Oh, and I met fewer people today. Met just one PCT hiker--didn’t catch his name, but we would leapfrog throughout the day, including at the very end when he looked up, surprised, at my tent here as he passed by. Must be thinking, man, that guy’s ending his day early! There were some day-hikers and local backpackers, but other than the two gentlemen at Little Jamison, not much conversation beyond a hello and pass on by. Markedly different than yesterday with all the PCT hikers, but I think this is the way it’s going to be: it’s going to be a much more isolated trip. I’m still settling into it: I haven’t gotten my eye in yet, haven’t gotten that one thing that says, yes, *this* is why I’m out here, to experience *this*, and that goes on to cast everything after in a joyful light. But I trust that those will come in time, too: they always seem to!


Some notes:

-- Pack Saddle Campground > Packer Creek > Sawmill Creek > Grass Lake Junction > Silver Lake Trail Junction > Little Jamison Creek > Wades Lake Junction > A-Tree Spring > Makeshift campsite

-- Gavin is a PCT hiker I met at a NOLS Wilderness First Aid class; before I headed out on my trip, I’d asked for him a bunch of advice. One piece that he gave was this: take two days to get to Lake Morena. Lake Morena is at mile 20 on the PCT, and aggressive folks will try to get there in a day and a half or less, on a 15-5 split. Or even try to get there Day 1! But Gavin advised, no, take it slow, take two days to get there, i.e., a 10-10 split. Which I did, and the body had felt good on the PCT until I got cocky, pushed it too hard, and hurt my ankle coming into Scissors Crossing. But my delinquency aside, taking it intentionally slow at the beginning is good advice!

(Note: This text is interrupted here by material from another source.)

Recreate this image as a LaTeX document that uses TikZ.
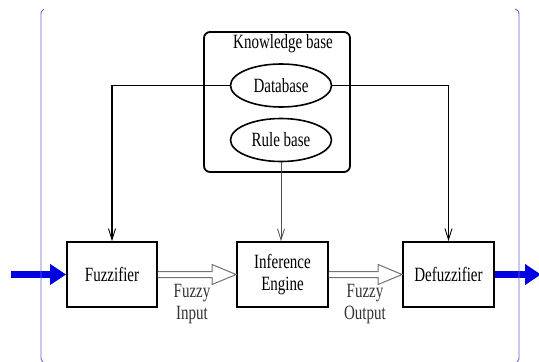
\documentclass[tikz,border=0pt]{standalone}
\usepackage{fontspec}
\setmainfont{Liberation Serif}
\usetikzlibrary{arrows.meta,shapes.geometric,calc}
\newcommand{\vst}[1]{\scalebox{1}[1.35]{#1}}
\begin{document}
\begin{tikzpicture}[x=1pt,y=-1pt,
  txt/.style={font=\fontsize{15}{22}\selectfont, align=center, inner sep=0pt},
  blockbox/.style={draw=black, line width=1.8pt, minimum width=90pt, minimum height=65pt, txt},
  ell/.style={draw=black, line width=1.6pt, ellipse, minimum width=101pt, minimum height=43pt, txt},
  kbbox/.style={draw=black, line width=1.8pt, rounded corners=6pt, minimum width=146pt, minimum height=140pt, inner sep=0pt},
  conn/.style={draw=black, line width=1.4pt, -{Straight Barb[length=11pt,width=7pt,line width=0.9pt]}},
  thinconn/.style={draw=black!70, line width=0.9pt, -{Straight Barb[length=11pt,width=7pt,line width=0.8pt]}},
  bluearrow/.style={draw={rgb,255:red,0;green,0;blue,225}, line width=6.5pt, -{Triangle[length=16pt,width=20pt]}},
  hollow/.style={draw=black!55, line width=1pt, fill=white, line join=miter},
  frame/.style={draw={rgb,255:red,100;green,100;blue,220}, line width=0.9pt}
]
\useasboundingbox (0,0) rectangle (539,362);
% knowledge base
\node[kbbox] (kb) at (277,102) {};
\node[txt] (kbl) at (283,44) {\vst{Knowledge base}};
\node[ell] (db) at (281,85.5) {\vst{Database}};
\node[ell] (rb) at (281,140) {\vst{Rule base}};
% blocks
\node[blockbox] (fuzz) at (112,274.5) {\vst{Fuzzifier}};
\node[blockbox, minimum width=91pt] (inf) at (282.5,274.5) {\vst{Inference}\\\vst{Engine}};
\node[blockbox, minimum width=91pt] (defuzz) at (448.5,274.5) {\vst{Defuzzifier}};
% connectors from knowledge base
\draw[conn] (db.west) -| (fuzz.north);
\draw[conn] (db.east) -| (defuzz.north);
\draw[thinconn] (rb.south) -- (rb.south |- inf.north);
% hollow arrows
\draw[hollow] ($(fuzz.east)+(0,-3)$) -- ($(inf.west)+(-24,-3)$) -- ($(inf.west)+(-24,-10)$) -- (inf.west) -- ($(inf.west)+(-24,10)$) -- ($(inf.west)+(-24,3)$) -- ($(fuzz.east)+(0,3)$);
\draw[hollow] ($(inf.east)+(0,-3)$) -- ($(defuzz.west)+(-24,-3)$) -- ($(defuzz.west)+(-24,-10)$) -- (defuzz.west) -- ($(defuzz.west)+(-24,10)$) -- ($(defuzz.west)+(-24,3)$) -- ($(inf.east)+(0,3)$);
\node[txt, text=black!80] (fin) at (192,304) {\vst{Fuzzy}\\\vst{Input}};
\node[txt, text=black!80] (fout) at (365,304) {\vst{Fuzzy}\\\vst{Output}};
% blue input / output
\coordinate (inp) at (11,274.5);
\coordinate (outp) at (541,274.5);
\draw[bluearrow] (inp) -- (fuzz.west);
\draw[bluearrow] (defuzz.east) -- (outp);
% frame
\draw[frame] (44,9) .. controls (41,11) .. (41,18) -- (41,355) .. controls (41,360) .. (43,362);
\draw[frame] (515,9) .. controls (519,11) .. (519,18) -- (519,355) .. controls (519,360) .. (517,362);
\end{tikzpicture}
\end{document}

-- Oh, and the tree puzzles started today. Luckily, they were all pretty easy: a lot of established solutions, usually of the step over or upclimb/downclimb variety. Although I’m one to talk: I *did* rake my skin crossing over one, so evidently while the solutions are simple, I’m not too good at executing them!

-- Today’s peanut M&M color: blue. There was a smooshed blue M&M right on the top of the pile, so blue it was! Lots of blues, by the way.